[Rows from a dataset of charts and code]
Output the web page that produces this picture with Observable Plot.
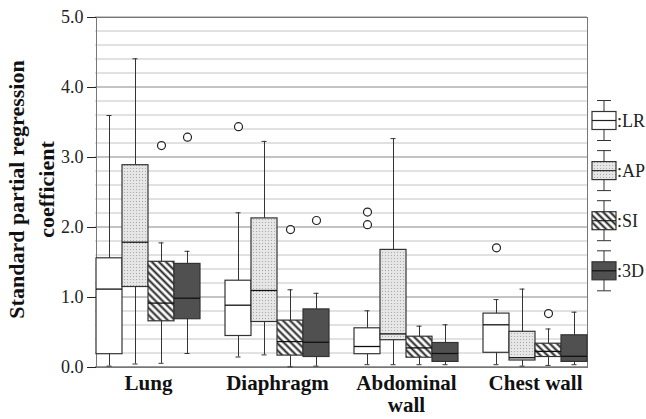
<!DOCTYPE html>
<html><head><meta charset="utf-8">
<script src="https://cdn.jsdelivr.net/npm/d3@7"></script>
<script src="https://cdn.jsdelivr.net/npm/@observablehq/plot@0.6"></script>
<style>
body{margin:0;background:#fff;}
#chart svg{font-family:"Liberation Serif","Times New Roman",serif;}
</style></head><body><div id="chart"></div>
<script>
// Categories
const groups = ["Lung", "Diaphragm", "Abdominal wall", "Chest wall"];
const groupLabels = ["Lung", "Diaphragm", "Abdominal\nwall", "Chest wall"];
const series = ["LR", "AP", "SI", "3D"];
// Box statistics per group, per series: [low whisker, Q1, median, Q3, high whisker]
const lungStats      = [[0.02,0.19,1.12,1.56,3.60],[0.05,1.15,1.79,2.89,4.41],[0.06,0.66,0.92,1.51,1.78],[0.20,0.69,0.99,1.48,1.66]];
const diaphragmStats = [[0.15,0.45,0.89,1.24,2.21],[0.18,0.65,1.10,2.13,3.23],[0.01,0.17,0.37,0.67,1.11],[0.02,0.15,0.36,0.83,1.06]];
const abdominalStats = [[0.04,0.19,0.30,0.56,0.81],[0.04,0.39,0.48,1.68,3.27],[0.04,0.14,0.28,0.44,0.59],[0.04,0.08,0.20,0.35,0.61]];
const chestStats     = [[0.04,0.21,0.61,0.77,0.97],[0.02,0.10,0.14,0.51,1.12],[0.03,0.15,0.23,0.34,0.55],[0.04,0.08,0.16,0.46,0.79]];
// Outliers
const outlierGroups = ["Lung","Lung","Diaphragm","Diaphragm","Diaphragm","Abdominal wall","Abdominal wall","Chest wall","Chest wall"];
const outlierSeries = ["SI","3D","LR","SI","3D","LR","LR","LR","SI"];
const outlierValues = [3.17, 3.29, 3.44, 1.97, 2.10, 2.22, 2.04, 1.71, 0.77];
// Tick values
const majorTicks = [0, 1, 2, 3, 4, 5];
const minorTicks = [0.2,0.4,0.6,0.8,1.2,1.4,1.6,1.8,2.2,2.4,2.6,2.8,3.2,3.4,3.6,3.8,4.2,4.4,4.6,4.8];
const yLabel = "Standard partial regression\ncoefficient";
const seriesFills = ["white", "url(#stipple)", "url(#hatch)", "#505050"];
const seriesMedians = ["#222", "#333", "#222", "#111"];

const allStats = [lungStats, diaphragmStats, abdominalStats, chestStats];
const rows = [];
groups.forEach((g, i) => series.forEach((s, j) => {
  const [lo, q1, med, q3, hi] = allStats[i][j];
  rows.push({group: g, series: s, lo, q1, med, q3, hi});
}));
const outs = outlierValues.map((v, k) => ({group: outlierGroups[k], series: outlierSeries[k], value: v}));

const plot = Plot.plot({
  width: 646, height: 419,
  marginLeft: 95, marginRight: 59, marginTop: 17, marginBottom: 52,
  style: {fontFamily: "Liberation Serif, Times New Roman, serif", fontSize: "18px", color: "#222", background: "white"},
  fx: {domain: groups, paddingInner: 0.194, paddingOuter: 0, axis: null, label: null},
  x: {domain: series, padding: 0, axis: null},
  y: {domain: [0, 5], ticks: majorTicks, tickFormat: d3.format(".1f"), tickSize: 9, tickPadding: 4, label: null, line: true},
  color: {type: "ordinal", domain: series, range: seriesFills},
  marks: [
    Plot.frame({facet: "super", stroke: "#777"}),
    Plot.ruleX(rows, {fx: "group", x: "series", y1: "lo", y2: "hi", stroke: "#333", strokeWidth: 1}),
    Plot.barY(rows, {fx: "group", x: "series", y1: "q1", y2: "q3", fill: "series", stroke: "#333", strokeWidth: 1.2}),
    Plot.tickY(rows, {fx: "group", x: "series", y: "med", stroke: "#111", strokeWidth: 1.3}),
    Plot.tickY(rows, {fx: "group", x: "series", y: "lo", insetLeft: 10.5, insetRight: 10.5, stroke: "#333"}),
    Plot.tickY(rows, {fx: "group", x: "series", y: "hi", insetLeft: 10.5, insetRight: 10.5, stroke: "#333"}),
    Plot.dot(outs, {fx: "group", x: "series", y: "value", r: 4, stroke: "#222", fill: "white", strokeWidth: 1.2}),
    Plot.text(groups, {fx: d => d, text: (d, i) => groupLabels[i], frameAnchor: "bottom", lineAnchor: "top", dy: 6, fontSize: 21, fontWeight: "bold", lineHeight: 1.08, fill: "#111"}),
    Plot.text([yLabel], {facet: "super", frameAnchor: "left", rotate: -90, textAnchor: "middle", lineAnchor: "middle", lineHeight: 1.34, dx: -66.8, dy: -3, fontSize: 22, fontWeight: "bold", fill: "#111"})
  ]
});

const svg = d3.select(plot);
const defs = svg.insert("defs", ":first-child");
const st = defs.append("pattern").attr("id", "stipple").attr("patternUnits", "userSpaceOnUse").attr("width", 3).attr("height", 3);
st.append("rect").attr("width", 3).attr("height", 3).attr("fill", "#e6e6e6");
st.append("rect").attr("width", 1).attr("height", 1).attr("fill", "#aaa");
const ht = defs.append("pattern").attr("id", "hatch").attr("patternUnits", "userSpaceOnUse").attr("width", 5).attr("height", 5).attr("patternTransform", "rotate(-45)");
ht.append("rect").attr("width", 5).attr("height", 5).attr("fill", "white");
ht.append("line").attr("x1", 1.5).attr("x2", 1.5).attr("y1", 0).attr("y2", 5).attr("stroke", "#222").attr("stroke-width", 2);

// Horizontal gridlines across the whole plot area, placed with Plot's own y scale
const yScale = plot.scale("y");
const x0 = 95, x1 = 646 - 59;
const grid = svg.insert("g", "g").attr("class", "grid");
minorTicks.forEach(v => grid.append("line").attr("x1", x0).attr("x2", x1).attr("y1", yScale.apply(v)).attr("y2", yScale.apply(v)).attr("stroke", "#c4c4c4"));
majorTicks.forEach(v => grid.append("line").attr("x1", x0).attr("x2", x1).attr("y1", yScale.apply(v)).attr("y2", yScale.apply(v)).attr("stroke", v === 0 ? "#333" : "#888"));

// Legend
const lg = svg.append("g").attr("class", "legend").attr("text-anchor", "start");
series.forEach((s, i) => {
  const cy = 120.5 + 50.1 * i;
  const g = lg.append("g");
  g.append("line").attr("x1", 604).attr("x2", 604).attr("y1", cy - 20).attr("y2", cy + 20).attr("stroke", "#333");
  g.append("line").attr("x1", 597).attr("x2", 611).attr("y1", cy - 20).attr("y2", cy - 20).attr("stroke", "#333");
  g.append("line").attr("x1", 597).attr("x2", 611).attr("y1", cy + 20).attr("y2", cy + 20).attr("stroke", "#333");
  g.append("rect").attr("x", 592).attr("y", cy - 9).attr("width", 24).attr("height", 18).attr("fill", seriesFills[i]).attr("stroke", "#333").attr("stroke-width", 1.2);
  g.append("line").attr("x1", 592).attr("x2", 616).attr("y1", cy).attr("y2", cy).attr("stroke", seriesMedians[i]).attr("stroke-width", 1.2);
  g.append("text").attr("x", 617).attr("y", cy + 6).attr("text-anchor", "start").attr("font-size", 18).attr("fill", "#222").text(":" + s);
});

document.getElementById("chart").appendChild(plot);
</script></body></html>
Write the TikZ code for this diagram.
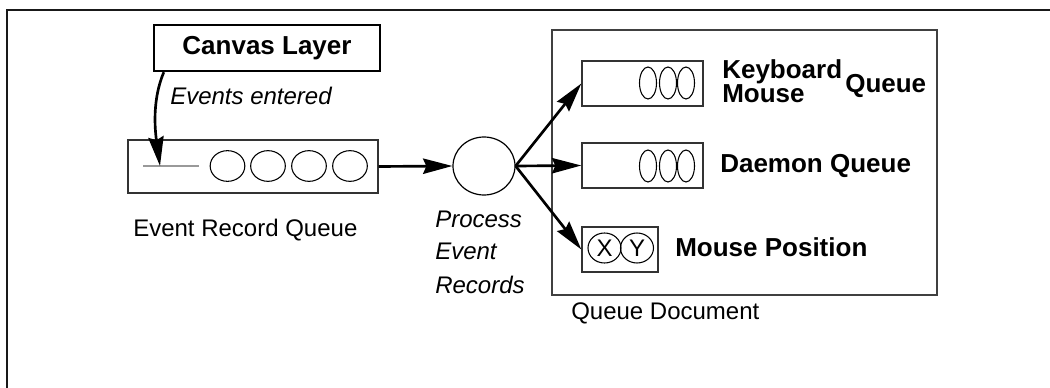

* [TO BE DONE]
In your copy, leave out the pictures and reproduce the material above exactly.

* [RESPONSE TO THIS EXERCISE]
Output the web page that produces this picture with Observable Plot.
<!DOCTYPE html>
<html><head><meta charset="utf-8">
<script src="https://cdn.jsdelivr.net/npm/d3@7"></script>
<script src="https://cdn.jsdelivr.net/npm/@observablehq/plot@0.6"></script>
<style>
body{margin:0;background:#fff;}
#chart svg{font-family:"Liberation Serif","Times New Roman",serif;}
</style></head><body><div id="chart"></div>
<script>
// Categories
const groups = ["Lung", "Diaphragm", "Abdominal wall", "Chest wall"];
const groupLabels = ["Lung", "Diaphragm", "Abdominal\nwall", "Chest wall"];
const series = ["LR", "AP", "SI", "3D"];
// Box statistics per group, per series: [low whisker, Q1, median, Q3, high whisker]
const lungStats      = [[0.02,0.19,1.12,1.56,3.60],[0.05,1.15,1.79,2.89,4.41],[0.06,0.66,0.92,1.51,1.78],[0.20,0.69,0.99,1.48,1.66]];
const diaphragmStats = [[0.15,0.45,0.89,1.24,2.21],[0.18,0.65,1.10,2.13,3.23],[0.01,0.17,0.37,0.67,1.11],[0.02,0.15,0.36,0.83,1.06]];
const abdominalStats = [[0.04,0.19,0.30,0.56,0.81],[0.04,0.39,0.48,1.68,3.27],[0.04,0.14,0.28,0.44,0.59],[0.04,0.08,0.20,0.35,0.61]];
const chestStats     = [[0.04,0.21,0.61,0.77,0.97],[0.02,0.10,0.14,0.51,1.12],[0.03,0.15,0.23,0.34,0.55],[0.04,0.08,0.16,0.46,0.79]];
// Outliers
const outlierGroups = ["Lung","Lung","Diaphragm","Diaphragm","Diaphragm","Abdominal wall","Abdominal wall","Chest wall","Chest wall"];
const outlierSeries = ["SI","3D","LR","SI","3D","LR","LR","LR","SI"];
const outlierValues = [3.17, 3.29, 3.44, 1.97, 2.10, 2.22, 2.04, 1.71, 0.77];
// Tick values
const majorTicks = [0, 1, 2, 3, 4, 5];
const minorTicks = [0.2,0.4,0.6,0.8,1.2,1.4,1.6,1.8,2.2,2.4,2.6,2.8,3.2,3.4,3.6,3.8,4.2,4.4,4.6,4.8];
const yLabel = "Standard partial regression\ncoefficient";
const seriesFills = ["white", "url(#stipple)", "url(#hatch)", "#505050"];
const seriesMedians = ["#222", "#333", "#222", "#111"];

const allStats = [lungStats, diaphragmStats, abdominalStats, chestStats];
const rows = [];
groups.forEach((g, i) => series.forEach((s, j) => {
  const [lo, q1, med, q3, hi] = allStats[i][j];
  rows.push({group: g, series: s, lo, q1, med, q3, hi});
}));
const outs = outlierValues.map((v, k) => ({group: outlierGroups[k], series: outlierSeries[k], value: v}));

const plot = Plot.plot({
  width: 646, height: 419,
  marginLeft: 95, marginRight: 59, marginTop: 17, marginBottom: 52,
  style: {fontFamily: "Liberation Serif, Times New Roman, serif", fontSize: "18px", color: "#222", background: "white"},
  fx: {domain: groups, paddingInner: 0.194, paddingOuter: 0, axis: null, label: null},
  x: {domain: series, padding: 0, axis: null},
  y: {domain: [0, 5], ticks: majorTicks, tickFormat: d3.format(".1f"), tickSize: 9, tickPadding: 4, label: null, line: true},
  color: {type: "ordinal", domain: series, range: seriesFills},
  marks: [
    Plot.frame({facet: "super", stroke: "#777"}),
    Plot.ruleX(rows, {fx: "group", x: "series", y1: "lo", y2: "hi", stroke: "#333", strokeWidth: 1}),
    Plot.barY(rows, {fx: "group", x: "series", y1: "q1", y2: "q3", fill: "series", stroke: "#333", strokeWidth: 1.2}),
    Plot.tickY(rows, {fx: "group", x: "series", y: "med", stroke: "#111", strokeWidth: 1.3}),
    Plot.tickY(rows, {fx: "group", x: "series", y: "lo", insetLeft: 10.5, insetRight: 10.5, stroke: "#333"}),
    Plot.tickY(rows, {fx: "group", x: "series", y: "hi", insetLeft: 10.5, insetRight: 10.5, stroke: "#333"}),
    Plot.dot(outs, {fx: "group", x: "series", y: "value", r: 4, stroke: "#222", fill: "white", strokeWidth: 1.2}),
    Plot.text(groups, {fx: d => d, text: (d, i) => groupLabels[i], frameAnchor: "bottom", lineAnchor: "top", dy: 6, fontSize: 21, fontWeight: "bold", lineHeight: 1.08, fill: "#111"}),
    Plot.text([yLabel], {facet: "super", frameAnchor: "left", rotate: -90, textAnchor: "middle", lineAnchor: "middle", lineHeight: 1.34, dx: -66.8, dy: -3, fontSize: 22, fontWeight: "bold", fill: "#111"})
  ]
});

const svg = d3.select(plot);
const defs = svg.insert("defs", ":first-child");
const st = defs.append("pattern").attr("id", "stipple").attr("patternUnits", "userSpaceOnUse").attr("width", 3).attr("height", 3);
st.append("rect").attr("width", 3).attr("height", 3).attr("fill", "#e6e6e6");
st.append("rect").attr("width", 1).attr("height", 1).attr("fill", "#aaa");
const ht = defs.append("pattern").attr("id", "hatch").attr("patternUnits", "userSpaceOnUse").attr("width", 5).attr("height", 5).attr("patternTransform", "rotate(-45)");
ht.append("rect").attr("width", 5).attr("height", 5).attr("fill", "white");
ht.append("line").attr("x1", 1.5).attr("x2", 1.5).attr("y1", 0).attr("y2", 5).attr("stroke", "#222").attr("stroke-width", 2);

// Horizontal gridlines across the whole plot area, placed with Plot's own y scale
const yScale = plot.scale("y");
const x0 = 95, x1 = 646 - 59;
const grid = svg.insert("g", "g").attr("class", "grid");
minorTicks.forEach(v => grid.append("line").attr("x1", x0).attr("x2", x1).attr("y1", yScale.apply(v)).attr("y2", yScale.apply(v)).attr("stroke", "#c4c4c4"));
majorTicks.forEach(v => grid.append("line").attr("x1", x0).attr("x2", x1).attr("y1", yScale.apply(v)).attr("y2", yScale.apply(v)).attr("stroke", v === 0 ? "#333" : "#888"));

// Legend
const lg = svg.append("g").attr("class", "legend").attr("text-anchor", "start");
series.forEach((s, i) => {
  const cy = 120.5 + 50.1 * i;
  const g = lg.append("g");
  g.append("line").attr("x1", 604).attr("x2", 604).attr("y1", cy - 20).attr("y2", cy + 20).attr("stroke", "#333");
  g.append("line").attr("x1", 597).attr("x2", 611).attr("y1", cy - 20).attr("y2", cy - 20).attr("stroke", "#333");
  g.append("line").attr("x1", 597).attr("x2", 611).attr("y1", cy + 20).attr("y2", cy + 20).attr("stroke", "#333");
  g.append("rect").attr("x", 592).attr("y", cy - 9).attr("width", 24).attr("height", 18).attr("fill", seriesFills[i]).attr("stroke", "#333").attr("stroke-width", 1.2);
  g.append("line").attr("x1", 592).attr("x2", 616).attr("y1", cy).attr("y2", cy).attr("stroke", seriesMedians[i]).attr("stroke-width", 1.2);
  g.append("text").attr("x", 617).attr("y", cy + 6).attr("text-anchor", "start").attr("font-size", 18).attr("fill", "#222").text(":" + s);
});

document.getElementById("chart").appendChild(plot);
</script></body></html>
Write the TikZ code for this diagram.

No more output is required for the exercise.